Our Indian MPs submit renewables report to Prime Minister
New Delhi. Climate Parliament MPs from a wide spectrum of political parties submitted today an Expert Report, commissioned by the Climate Parliament, ‘RE-Energising India: Policy, Regulatory and Financial Initiatives to Augment Renewable Energy Deployment in India’ to the Prime Minister of India.
In their signed memorandum given to the Prime Minister along with the Report, the parliamentarians have asked the government to establish a National Clean Energy Access Mission; to mainstream renewable energy in government schemes; enforce NAPCC recommendations at state level through amendments in National Electricity Policy; incentivise states for to increase RPO trajectory and compliance; enact the Renewable Energy Act to be administered by MNRE; and mobilise of low cost funds for the renewable energy sector.
The Memorandum is signed by MPs Mr. J D. Seelam and Ms. Jhansi Lakshmi Botcha (INC), Mr. Rajiv Pratap Rudy and Dr. Sanjay Jaiswal (BJP) Dr. K. P. Ramalingam (DMK), Ms. Vandana Chavan (NCP), Dr. Anup Kumar Saha (CPM), Mr. Shashi Bhusan Behera (BJD), Mr Jayant Chaudhary (RLD) and Mr. Ali Anwar Ansari (JDU).
The Climate Parliament Group of MPs have been putting pressure on the Prime Minister and the Finance Minister to implement a series of policy, financial and regulatory measures for the development of renewable energy in the country, so that the targets set in the National Action Plan of Climate Change (NAPCC) and in the Twelfth Five Year Plan Document, are met fully. In their previous meetings with the Prime Minister Dr Manmohan Singh and the Finance Minister Mr. P. Chidambaram in 2012-13, the Climate Parliament MPs demanded the government reinstate Viability Gap Funding so as to encourage private sector investment in transmission infrastructure for renewable energy, as well as providing Additional Central Assistance to such states that install progressively higher infrastructure for feeding renewable energy based electricity to the grids, establishing a Partial Risk Guarantee Fund for renewable energy projects, and implementation of the Estimates Committee’s 13th Report with respect to increasing the allocations of Renewable Energy Ministry to 1% of the total national budget allocation.

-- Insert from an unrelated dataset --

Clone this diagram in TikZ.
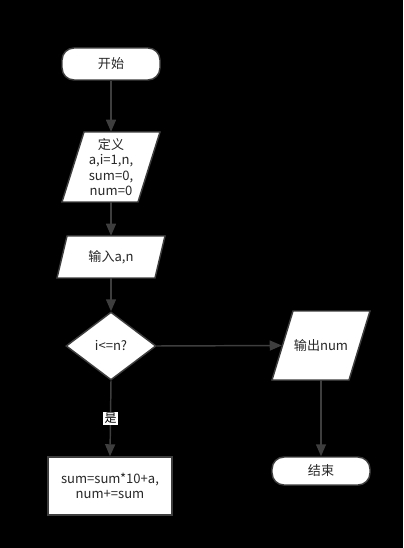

The Expert Report, prepared by Idam Infrastructure Advisory Private Limited, comprehensively and critically analyses the existing policies, schemes and rationale for the renewable energy sector in the country. The Report has a chronological plan – short, medium and long term – to implement its recommendations. The petroleum import bill from April to November 2012 was over Rs 9 trillion, and the Indian trade deficit during the same period was over Rs 10.37 trillion. In 2013-14, the subsidy on kerosene and domestic LPG was about Rs. 300 billion. Further, at the growth rate of 5% in domestic production, all of India’s current extractable coal resources will be exhausted in about 45 years.
Indian renewables are expanding rapidly but need more government supportAccording to the Expert Report, India today has 75 million households without access to electricity. Per capita consumption in rural households was only 8 units per month as compared 24 units in urban households. In 2001-02, the Government of India pledged to provide ‘electricity for all by 2012’, a target that was later deferred to 2017. In order to provide access to energy to the remotest areas, energy needs to be either economically deliverable or locally tapped. Thus, the government should urgently ‘establish a National Energy Access Mission (NEAM) aimed at providing modern and clean energy to all in sufficient quantity at affordable prices…The task of providing access to electricity should be taken up in the mission mode.’ The Government should set a target of 10 years for the mission to achieve universal energy access. For this purpose, the Report also proposes to set up a National Energy Access Fund, under the administrative control of MNRE.
The Expert Report also recommends the government to ‘establish single national long term target for renewable energy, which would help manufacturers and technology suppliers to establish facilities’. The Report notes that there is no unanimity among various sections of the government regarding the target for renewable energy penetration. Targets identified by different departments vary by a wide margin: The Government has set a target of adding 30,000 MW of RE capacity during the 12th Five Year Plan. MNRE’s ‘Strategic Plan for New and Renewable Energy Sector for the period 2011-17’ have targeted 21,700 MW during 2011-2017. The NAPCC targets at 15% of grid electricity from RE by 2020 which may correspond to adding up to 90,000 MW by 2020.
‘The Renewable Energy Act should be enacted to make provisions for the off-grid applications such as solar heating and cooling, renewable energy in transport, heating and cooling, promotion of bio-energy and bio-fuels, off-grid generation and rural electrification, grid connectivity and transmission planning’ suggests the Report. A National Renewable Energy Policy should also be prepared by the MNRE.